Abstract
The successful treatment of childhood cancer with chemotherapy and radiotherapy
may be associated with testicular damage resulting in impaired spermatogenesis and
temporary or permanent infertility in adulthood. In this study testicular function and
semen quality was investigated in 33 survivors of childhood cancer. Treatment of
childhood cancer was associated with a significant risk of impaired spermatogenesis,
with 30.3% of this population being azoospermic and 18.2% being oligozoospermic.
Moreover, in those men who do have surviving spermatogenesis after treatment, it is
commonly compromised, with reductions being observed in ejaculate volume, sperm
concentration, sperm motility and the proportion of morphologically normal sperm.
Only 33.3% of this group of 33 male childhood cancer survivors had completely
normal semen quality by conventional criteria. However, the sperm produced do not
appear to carry a greater burden of damaged DNA compared with the healthy
population, suggesting that assisted conception treatment is a safe option for these
men.
Detection of gonadal damage in the prepubertal male is hampered by lack of a
sensitive marker. The role of inhibin B as a marker of early gonadotoxic effects of
chemotherapy in prepubertal children treated for cancer was investigated. In
prepubertal boys, chemotherapy had little immediate effect on Sertoli cell production
of inhibin B during and immediately after treatment stopped, although one boy
showed a delayed deleterious effect. Inhibin B changed earlier and appeared to be a
more sensitive marker of gonadal damage than FSH or LH. Prospective studies are underway combining inhibin B with FSH, LH and sex hormone measurements, to
assess the impact of cancer therapy on gonadal function in children, particularly as
they approach and progress through puberty.

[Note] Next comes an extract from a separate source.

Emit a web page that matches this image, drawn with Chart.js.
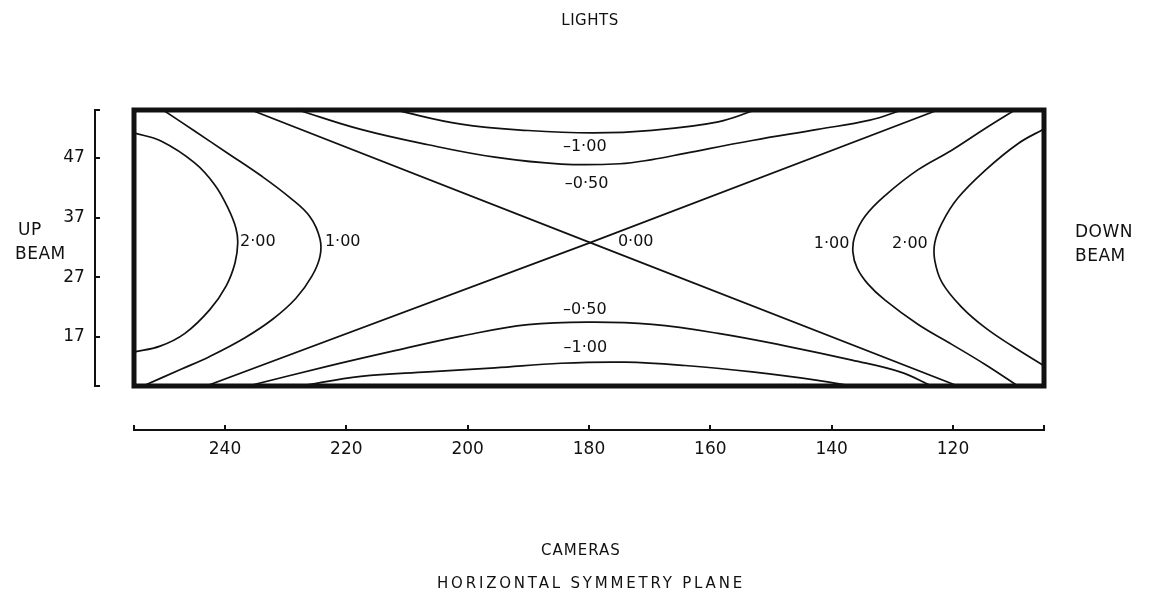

For prepubertal boys fertility preservation through semen cryopreservation is not an
option and consequently, attention is focusing on the development of techniques that
might preserve or restore fertility potential in boys being subjected to gonadotoxic
cancer therapy. In rats, it has been shown that some germ cells survive cytotoxic
therapy and that the resulting azoospermia is a consequence of the inability of those
spermatogonia that are present to proliferate and differentiate. Suppression of the
hypothalamic-pituitary-gonadal (H-P-G) axis facilitates recovery of spermatogenesis
following such cytotoxic treatment. Investigation of whether suppression of the H-PG
axis in men rendered azoospermic by treatment for childhood cancer might restore
spermatogenesis was undertaken, using both semen analysis and testicular biopsy as
end points. In men treated with sterilising radiotherapy and chemotherapy for
childhood cancer, effective gonadotrophin suppression with medroxyprogesterone
acetate for at least 3 months did not result in restoration of spermatogenesis. The
absence of histological evidence of spermatogonial stem cells in testicular biopsies
from these men before and after suppression suggests complete ablation of the
germinal epithelium and irreversible infertility.
Understanding the vulnerability of the prepubertal human testis to cytotoxic damage
is compounded by the dearth of data describing normal testicular development in the prepubertal human. Based on immunohistochemical studies in marmosets, a primate that exhibits a similar developmental profile to the human male, it has been shown
that significant testicular development occurs during childhood long before the
clinical onset of puberty. If we can establish that cell activity does occur in the
'quiescent' testis in boys and is comparable to changes shown in the marmoset, it
will validate use of the marmoset as a model for the human in this instance and give
encouragement to the possibility of using this primate model to develop a method of
protecting spermatogenesis in boys undergoing cancer therapy prior to puberty.
Preliminary studies to investigate the development of the prepubertal human testis
confirmed testicular cell activity in the foetal and neonatal periods and infancy
comparable to that shown in the marmoset. However, to date development during
mid childhood and early puberty has proved to be somewhat discordant with the
marmoset studies. It is too premature to definitively conclude that marmoset and
human testicular development are dissimilar, as a number of explanations have been
proffered to explain the discrepancies, including suboptimal tissue fixation and
antigen preservation in the human tissues.